31 commentaires à propos de “#versuneécopoétique | Brigetoun”

  1. mercii Marie-Thérèse
    il y a deux moments dans la niuit :quad on travaille le coup de pompe vers trois heures du matin
    et à l’aube cette sidération d’un instant avant le début de la lumière diurne

    • Je connais déjà ces sommeils hachés qui nous font vivre en décalage réglé avec l’horloge des autres. Néanmoins, vos nuits vous permettent une belle écriture ou vos souvenirs s’éclairent de vos mots si bien choisis. Et j’aime en particulier cette visite de maison aux oiseaux et aux sonnettes de vélo… « un agencement surprenant derrière lequel semblait régner un soin mélangeant un souci esthétique et le plaisir de l’absurde, « . C’est ce qu’on peut appeler un « cabinet de curiosités »… inépuisable source d’émerveillements.

      • oh que c’est gentil Marie Thérèse… oui « cabinet de curiosité » mon rêve depuis toujours qui ne sera pas réalisé (mais ce n’est pas grave, on peut imaginer) … un peu peur simplement que cela soit à côté de ce qui était prévu

  2. Dense et fluide…comme toujours!
    Et j’aime beaucoup cette phrase: »le miracle survient encore une fois, nous, taupe, air, oiseau, branches, nous retrouvons chacun notre je et c’est la défaite de la nuit. »

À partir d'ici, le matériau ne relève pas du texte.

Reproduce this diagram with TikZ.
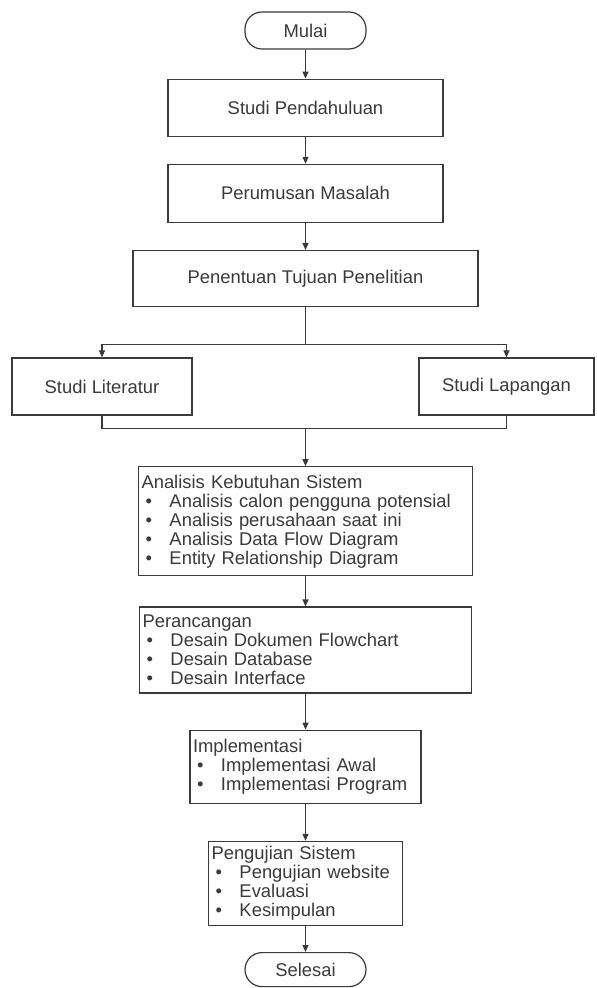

  3. « Je reste là. Dans la même attente que l’air, le son, la lumière, la terre et les arbres. Je reste là. Pour une fois ma solitude se noie dans la même fragilité, la même vacance que le son, la lumière, la vie, dans cette attente. Est-ce que je tremble ? je frissonne comme la taupe blottie dans son terrier, comme les oiseaux invisibles qui n’osent chanter. Il y a le froid, la chaleur des draps qui s’enfuit. Il y a la pensée qui me vient et un frémissement dans les branches de l’olivier, le pin qui dessine son dôme et le timide bleu qui s’éveille lentement…  » quelle chance de pouvoir , toucher, sentir et dire ainsi, si juste : être pierre , taupe, ciel, être avec, être comme. Merci Brigitte !

  4. je suis fascinée par ce que chacun explore dans cet exercice…
    ici chez toi, c’est l’aube, le moment du passage entre nuit et jour
    et je retiens : « La nuit retient son souffle et les noirs se sont dégradés en une clarté qui est manque de lumière comme un passage au blanc peuplé de formes vagues »

  5. Ça a commencé par les oiseaux ( et le titre emporte) les oiseaux en assiettes brisées. Cette collection d’adulte qui n’a pas résisté au temps ( me souviens des buvards et de leurs potentialités plastiques) et vos phrases font vibrer cette folie de plumes en effigie; tout un art de nous faire voir Brigitte . Merci .

    • grand merci Nathalie… vais soigner mes yeux pour aller lire tout le monde cet après-midi… j’étais intriguée par ce que vous aviez tiré de ce thème (me refusait un peu, mon idée lancinante étant de trouver au contraire comment évacuer… l’antre n’ayant pas la taille d’un entrepos, sinon suis assez entasseuse)

  6. là, la belle idée et le drôle de souvenir de cette collection d’oiseaux qui me ramène d’ailleurs à mes propres oiseaux flottants et autres petites figurines ailées achetées elles aussi dans les brocantes
    et surtout surtout, ce titre litanie : « ça a commencé par les oiseaux » et on doit relire une deuxième fois pour faire plus ample connaissance avec le collectionneur avant de le perdre de vue
    merci pour ce petit voyage…

  7.  » Nous retrouvons chacun notre je, c’est la défaite de la nuit », vos façons de dire l’immédiateté m’enchantent avec ces formulations inédites. « je me rallonge en attendant que s’éveillent les bruits de la vie dans le navire qu’est cette maison sous moi, je me prépare à remettre mon jour à leur suite », ceci aussi.
    Dans le second texte, on poursuit la visite du lieu avec vos yeux et cela pourrait ne jamais finir. Et tout cela depuis ce seul bout de phrase si bien mis en scène  » ça a commencé par les oiseaux ».

  8. Oh Brigitte, que j’aime à vous lire… je suis sous le charme poétique de vos textes.
    J’ai moi aussi une attention particulière dans la bascule de la nuit au jour. J’attends attentive les premiers piaillements d’oiseaux, ceux de 6h du matin, puis viendront le roucoulement des pigeons de 7h pour enfin conclure ce réveil par les coassements de 8h.
    Dans un sourire, je me joins à vous pour dire « ça a commencé par les oiseaux… »

  9. « le miracle survient encore une fois, nous, taupe, air, oiseau, branches, nous retrouvons chacun notre je et c’est la défaite de la nuit. »
    Quelle belle phrase pour finir la nuit. bravo pour votre texte.